Your objective:
In the listing that follows, retype every line from the first through the one containing "from bokeh.resources import INLINE". Pictures are to be left out.

Material:
-*-*-

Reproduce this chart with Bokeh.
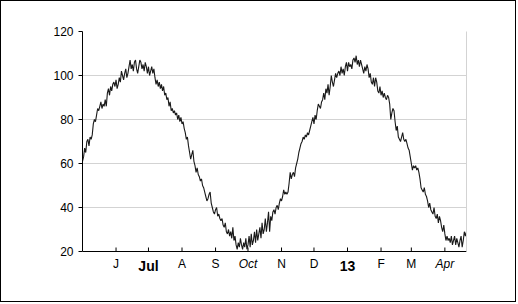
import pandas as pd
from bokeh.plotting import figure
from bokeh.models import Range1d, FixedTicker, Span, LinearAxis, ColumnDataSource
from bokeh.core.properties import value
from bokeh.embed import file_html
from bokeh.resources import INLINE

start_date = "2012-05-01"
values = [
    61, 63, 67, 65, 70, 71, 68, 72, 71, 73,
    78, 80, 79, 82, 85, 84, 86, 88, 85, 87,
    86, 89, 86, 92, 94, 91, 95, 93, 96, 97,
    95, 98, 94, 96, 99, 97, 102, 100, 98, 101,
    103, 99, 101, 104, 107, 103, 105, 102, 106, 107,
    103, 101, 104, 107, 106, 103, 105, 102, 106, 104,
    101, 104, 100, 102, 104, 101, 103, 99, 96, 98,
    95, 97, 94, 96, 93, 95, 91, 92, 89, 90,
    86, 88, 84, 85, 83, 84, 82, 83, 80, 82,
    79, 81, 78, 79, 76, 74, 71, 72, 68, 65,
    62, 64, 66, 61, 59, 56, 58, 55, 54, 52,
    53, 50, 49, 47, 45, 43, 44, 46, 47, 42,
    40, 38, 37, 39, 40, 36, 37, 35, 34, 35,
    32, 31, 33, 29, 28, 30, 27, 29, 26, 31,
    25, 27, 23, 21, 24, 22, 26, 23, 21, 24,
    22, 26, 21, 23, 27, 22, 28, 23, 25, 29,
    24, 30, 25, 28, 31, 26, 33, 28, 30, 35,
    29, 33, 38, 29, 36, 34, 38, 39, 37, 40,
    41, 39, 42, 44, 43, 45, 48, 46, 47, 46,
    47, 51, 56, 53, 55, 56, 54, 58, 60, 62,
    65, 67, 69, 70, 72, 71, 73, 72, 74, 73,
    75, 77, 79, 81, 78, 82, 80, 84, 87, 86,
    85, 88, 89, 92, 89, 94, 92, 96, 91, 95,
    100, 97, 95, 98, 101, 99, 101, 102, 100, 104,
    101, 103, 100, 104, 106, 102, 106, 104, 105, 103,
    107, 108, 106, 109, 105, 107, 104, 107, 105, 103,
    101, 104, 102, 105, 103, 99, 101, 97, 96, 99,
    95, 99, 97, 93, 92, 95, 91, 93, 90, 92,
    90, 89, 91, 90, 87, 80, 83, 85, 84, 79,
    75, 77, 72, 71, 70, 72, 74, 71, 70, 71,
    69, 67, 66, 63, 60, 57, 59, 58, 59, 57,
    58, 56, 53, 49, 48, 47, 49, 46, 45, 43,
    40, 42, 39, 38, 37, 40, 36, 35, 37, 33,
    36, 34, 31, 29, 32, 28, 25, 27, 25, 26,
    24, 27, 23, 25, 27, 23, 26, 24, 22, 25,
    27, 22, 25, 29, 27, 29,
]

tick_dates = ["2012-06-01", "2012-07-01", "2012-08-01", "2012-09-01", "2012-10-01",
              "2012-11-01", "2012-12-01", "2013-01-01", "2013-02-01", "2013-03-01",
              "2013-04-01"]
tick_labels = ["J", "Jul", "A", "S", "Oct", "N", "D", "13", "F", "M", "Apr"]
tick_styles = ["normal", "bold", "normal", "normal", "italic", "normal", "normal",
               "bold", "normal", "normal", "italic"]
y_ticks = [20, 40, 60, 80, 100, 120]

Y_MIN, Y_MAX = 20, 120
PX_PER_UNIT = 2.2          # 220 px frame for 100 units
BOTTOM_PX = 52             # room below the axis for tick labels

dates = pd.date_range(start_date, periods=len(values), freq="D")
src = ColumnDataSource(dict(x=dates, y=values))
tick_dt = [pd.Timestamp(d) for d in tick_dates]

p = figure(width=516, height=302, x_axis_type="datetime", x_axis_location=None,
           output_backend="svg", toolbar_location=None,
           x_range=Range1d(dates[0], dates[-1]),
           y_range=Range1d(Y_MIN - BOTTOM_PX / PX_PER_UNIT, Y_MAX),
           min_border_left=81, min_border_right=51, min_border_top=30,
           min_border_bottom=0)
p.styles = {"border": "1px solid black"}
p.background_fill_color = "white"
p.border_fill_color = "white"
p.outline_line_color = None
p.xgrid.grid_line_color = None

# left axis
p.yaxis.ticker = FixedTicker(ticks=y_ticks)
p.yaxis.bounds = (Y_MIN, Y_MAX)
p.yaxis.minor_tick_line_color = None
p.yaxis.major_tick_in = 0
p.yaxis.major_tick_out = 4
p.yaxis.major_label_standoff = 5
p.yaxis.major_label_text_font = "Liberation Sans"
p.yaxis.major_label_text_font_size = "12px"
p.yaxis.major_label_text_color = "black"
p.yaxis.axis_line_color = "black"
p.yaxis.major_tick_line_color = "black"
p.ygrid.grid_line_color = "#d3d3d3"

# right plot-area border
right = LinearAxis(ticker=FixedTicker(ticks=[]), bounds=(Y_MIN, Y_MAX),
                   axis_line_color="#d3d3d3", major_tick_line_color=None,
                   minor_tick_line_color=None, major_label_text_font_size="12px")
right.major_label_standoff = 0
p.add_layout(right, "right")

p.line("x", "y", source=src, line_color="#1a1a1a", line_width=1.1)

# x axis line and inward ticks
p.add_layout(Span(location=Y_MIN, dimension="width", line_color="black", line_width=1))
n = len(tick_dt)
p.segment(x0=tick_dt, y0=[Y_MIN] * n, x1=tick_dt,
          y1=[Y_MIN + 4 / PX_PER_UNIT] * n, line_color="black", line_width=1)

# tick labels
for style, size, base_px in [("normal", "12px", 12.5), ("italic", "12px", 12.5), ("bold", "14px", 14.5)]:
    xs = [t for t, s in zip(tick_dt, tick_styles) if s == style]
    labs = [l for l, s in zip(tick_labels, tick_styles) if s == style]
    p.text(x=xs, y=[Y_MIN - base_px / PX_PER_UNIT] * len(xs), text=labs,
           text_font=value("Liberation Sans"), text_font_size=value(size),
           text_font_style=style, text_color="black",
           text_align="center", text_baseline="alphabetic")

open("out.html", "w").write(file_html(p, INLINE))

-*-*-

Answer to this problem:
Reproduce this chart with Bokeh.
import pandas as pd
from bokeh.plotting import figure
from bokeh.models import Range1d, FixedTicker, Span, LinearAxis, ColumnDataSource
from bokeh.core.properties import value
from bokeh.embed import file_html
from bokeh.resources import INLINE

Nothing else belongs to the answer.